The joint probability density function for the data set is the product of the probability densities of Normals. Therefore, the log likelihood is the sum of log probability densities of Normals. We can code that up using the convenient functions in the scipy.stats module.

def theor_spindle_length(gamma, phi, d):
    """Compute spindle length using mathematical model"""
    return gamma * d / np.cbrt(1 + (gamma * d / phi)**3)


def log_likelihood(params, d, ell):
    """Log likelihood of spindle length model."""
    gamma, phi, sigma = params

    if gamma <= 0 or gamma > 1 or phi <= 0:
        return -np.inf

    mu = theor_spindle_length(gamma, phi, d)
    return np.sum(st.norm.logpdf(ell, mu, sigma))

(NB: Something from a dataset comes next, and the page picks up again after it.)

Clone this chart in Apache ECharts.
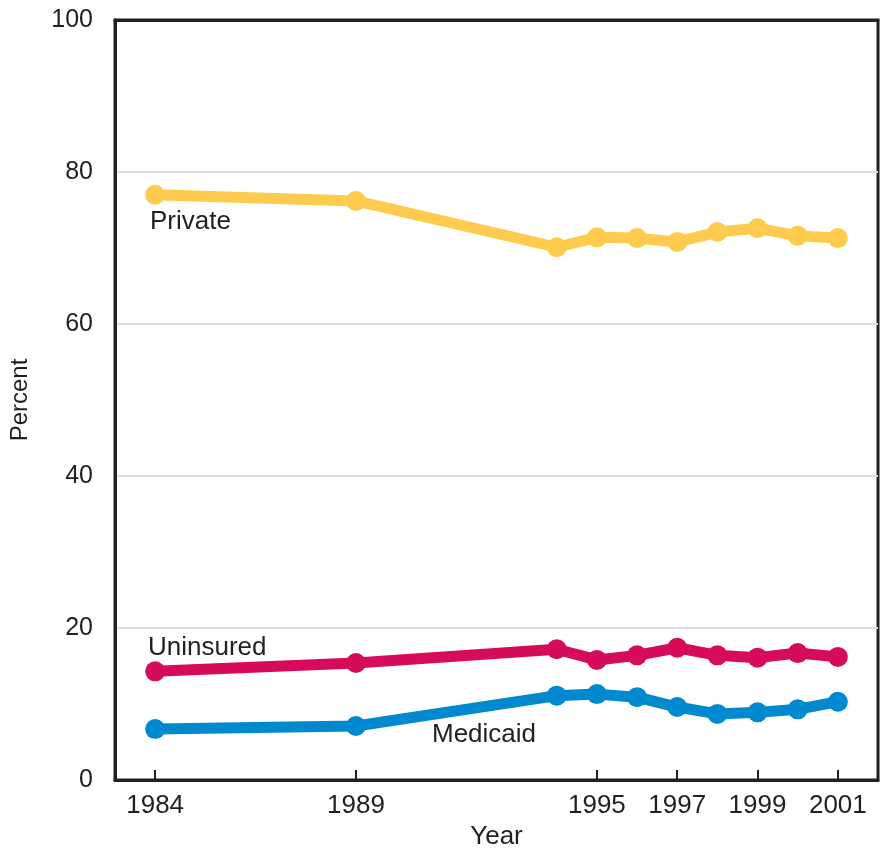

In looking at the code for the log likelihood, the convenience of the scipy.stats module is clear. We more or less code up the model as we would say it!

We can now code up the MLE calculation. For our initial guesses, we can look at the data an make estimates. The initial slope of the \(l\) vs. \(d\) curve is about one-half, so we will guess an initial value of \(\gamma\) of 0.5. The plateau seems to be around 40 µm, so we will guess \(\phi = 40\) µm. Eyeballing the standard deviation in the data points, I would guess it is about 5 µm.

def spindle_mle(d, ell):
    """Compute MLE for parameters in spindle length model."""
    with warnings.catch_warnings():
        warnings.simplefilter("ignore")

        res = scipy.optimize.minimize(
            fun=lambda params, d, ell: -log_likelihood(params, d, ell),
            x0=np.array([0.5, 35, 5]),
            args=(d, ell),
            method='Powell'
        )

    if res.success:
        return res.x
    else:
        raise RuntimeError('Convergence failed with message', res.message)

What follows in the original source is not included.